▶ [Raw data]:
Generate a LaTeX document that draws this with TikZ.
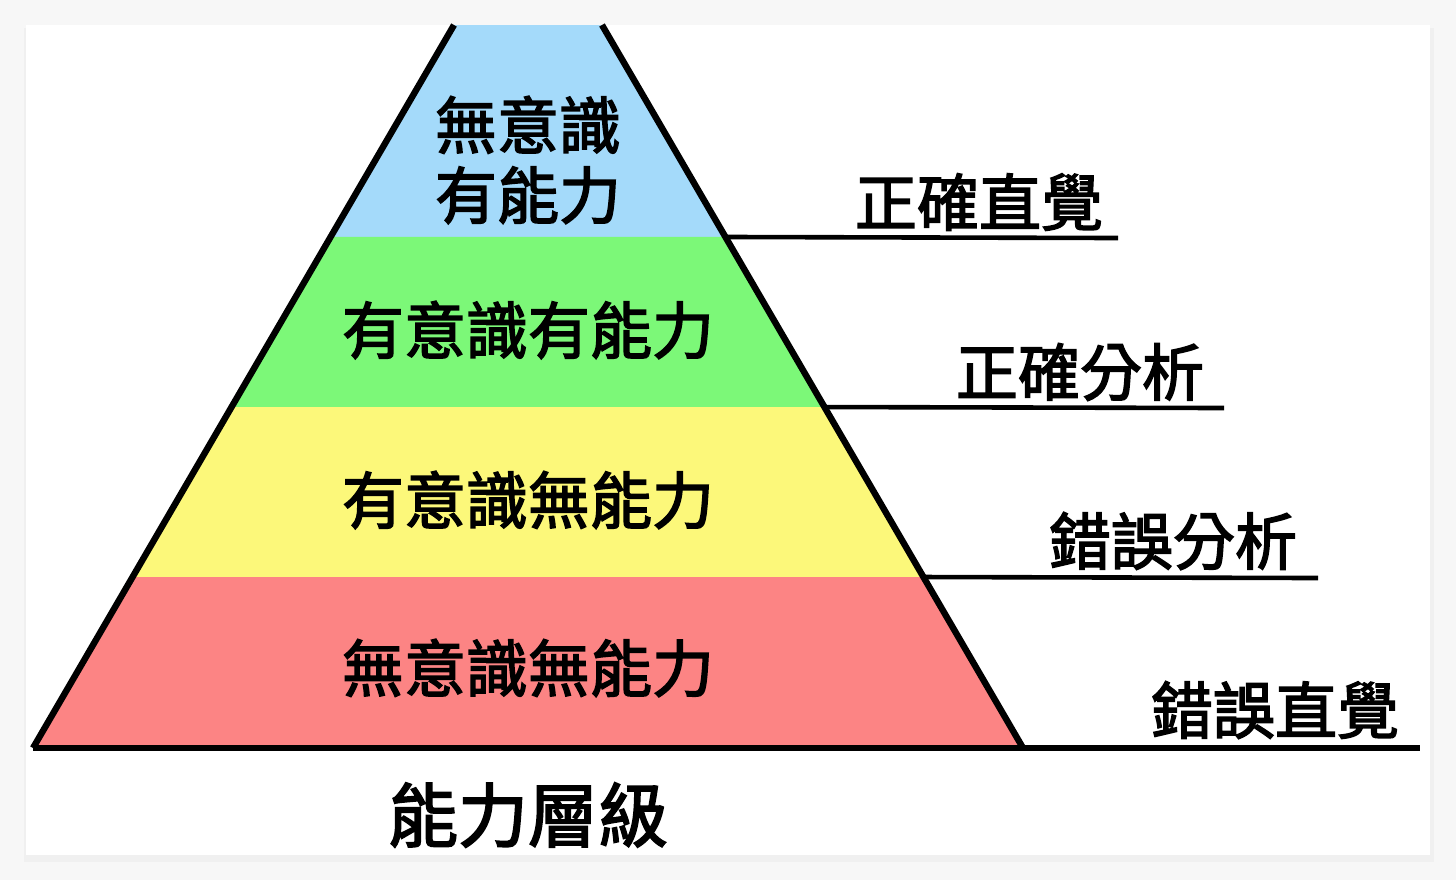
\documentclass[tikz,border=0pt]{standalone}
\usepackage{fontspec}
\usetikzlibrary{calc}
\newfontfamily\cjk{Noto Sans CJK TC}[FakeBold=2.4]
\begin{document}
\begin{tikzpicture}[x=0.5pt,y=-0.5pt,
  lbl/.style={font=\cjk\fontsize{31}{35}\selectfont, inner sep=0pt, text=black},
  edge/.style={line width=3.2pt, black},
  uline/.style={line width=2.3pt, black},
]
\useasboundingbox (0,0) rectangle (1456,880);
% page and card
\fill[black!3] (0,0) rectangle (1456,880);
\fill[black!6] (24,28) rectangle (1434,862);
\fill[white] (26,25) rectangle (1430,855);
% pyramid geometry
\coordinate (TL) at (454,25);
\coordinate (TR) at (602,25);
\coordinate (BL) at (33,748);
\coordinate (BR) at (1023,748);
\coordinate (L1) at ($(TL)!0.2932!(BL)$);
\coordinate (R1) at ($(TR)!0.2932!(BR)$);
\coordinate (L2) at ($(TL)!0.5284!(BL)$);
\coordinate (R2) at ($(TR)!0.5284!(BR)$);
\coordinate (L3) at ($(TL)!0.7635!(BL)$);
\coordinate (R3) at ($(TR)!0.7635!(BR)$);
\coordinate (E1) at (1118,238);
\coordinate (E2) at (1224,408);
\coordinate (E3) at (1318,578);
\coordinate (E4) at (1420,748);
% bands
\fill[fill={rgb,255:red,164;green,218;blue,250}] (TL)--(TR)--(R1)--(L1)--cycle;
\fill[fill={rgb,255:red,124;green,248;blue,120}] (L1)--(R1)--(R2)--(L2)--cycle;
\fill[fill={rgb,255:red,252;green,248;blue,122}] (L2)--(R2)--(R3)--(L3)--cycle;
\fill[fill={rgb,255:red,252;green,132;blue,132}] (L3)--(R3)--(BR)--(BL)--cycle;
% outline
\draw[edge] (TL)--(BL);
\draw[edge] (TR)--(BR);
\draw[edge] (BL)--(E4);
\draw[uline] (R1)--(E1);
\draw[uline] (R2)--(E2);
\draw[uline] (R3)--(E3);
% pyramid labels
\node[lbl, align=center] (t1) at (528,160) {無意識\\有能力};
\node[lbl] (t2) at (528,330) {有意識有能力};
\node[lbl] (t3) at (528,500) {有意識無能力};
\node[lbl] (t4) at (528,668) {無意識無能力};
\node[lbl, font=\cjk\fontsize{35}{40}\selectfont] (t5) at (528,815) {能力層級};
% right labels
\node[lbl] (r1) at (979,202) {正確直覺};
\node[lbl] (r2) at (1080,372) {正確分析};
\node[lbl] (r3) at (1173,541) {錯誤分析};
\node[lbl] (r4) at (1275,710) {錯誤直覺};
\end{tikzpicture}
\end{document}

▶ [What you are asked to do]: Return to the listing above and set it down exactly, leaving out its pictures.

▶ [The output]:
Generate a LaTeX document that draws this with TikZ.
\documentclass[tikz,border=0pt]{standalone}
\usepackage{fontspec}
\usetikzlibrary{calc}
\newfontfamily\cjk{Noto Sans CJK TC}[FakeBold=2.4]
\begin{document}
\begin{tikzpicture}[x=0.5pt,y=-0.5pt,
  lbl/.style={font=\cjk\fontsize{31}{35}\selectfont, inner sep=0pt, text=black},
  edge/.style={line width=3.2pt, black},
  uline/.style={line width=2.3pt, black},
]
\useasboundingbox (0,0) rectangle (1456,880);
% page and card
\fill[black!3] (0,0) rectangle (1456,880);
\fill[black!6] (24,28) rectangle (1434,862);
\fill[white] (26,25) rectangle (1430,855);
% pyramid geometry
\coordinate (TL) at (454,25);
\coordinate (TR) at (602,25);
\coordinate (BL) at (33,748);
\coordinate (BR) at (1023,748);
\coordinate (L1) at ($(TL)!0.2932!(BL)$);
\coordinate (R1) at ($(TR)!0.2932!(BR)$);
\coordinate (L2) at ($(TL)!0.5284!(BL)$);
\coordinate (R2) at ($(TR)!0.5284!(BR)$);
\coordinate (L3) at ($(TL)!0.7635!(BL)$);
\coordinate (R3) at ($(TR)!0.7635!(BR)$);
\coordinate (E1) at (1118,238);
\coordinate (E2) at (1224,408);
\coordinate (E3) at (1318,578);
\coordinate (E4) at (1420,748);
% bands
\fill[fill={rgb,255:red,164;green,218;blue,250}] (TL)--(TR)--(R1)--(L1)--cycle;
\fill[fill={rgb,255:red,124;green,248;blue,120}] (L1)--(R1)--(R2)--(L2)--cycle;
\fill[fill={rgb,255:red,252;green,248;blue,122}] (L2)--(R2)--(R3)--(L3)--cycle;
\fill[fill={rgb,255:red,252;green,132;blue,132}] (L3)--(R3)--(BR)--(BL)--cycle;
% outline
\draw[edge] (TL)--(BL);
\draw[edge] (TR)--(BR);
\draw[edge] (BL)--(E4);
\draw[uline] (R1)--(E1);
\draw[uline] (R2)--(E2);
\draw[uline] (R3)--(E3);
% pyramid labels
\node[lbl, align=center] (t1) at (528,160) {無意識\\有能力};
\node[lbl] (t2) at (528,330) {有意識有能力};
\node[lbl] (t3) at (528,500) {有意識無能力};
\node[lbl] (t4) at (528,668) {無意識無能力};
\node[lbl, font=\cjk\fontsize{35}{40}\selectfont] (t5) at (528,815) {能力層級};
% right labels
\node[lbl] (r1) at (979,202) {正確直覺};
\node[lbl] (r2) at (1080,372) {正確分析};
\node[lbl] (r3) at (1173,541) {錯誤分析};
\node[lbl] (r4) at (1275,710) {錯誤直覺};
\end{tikzpicture}
\end{document}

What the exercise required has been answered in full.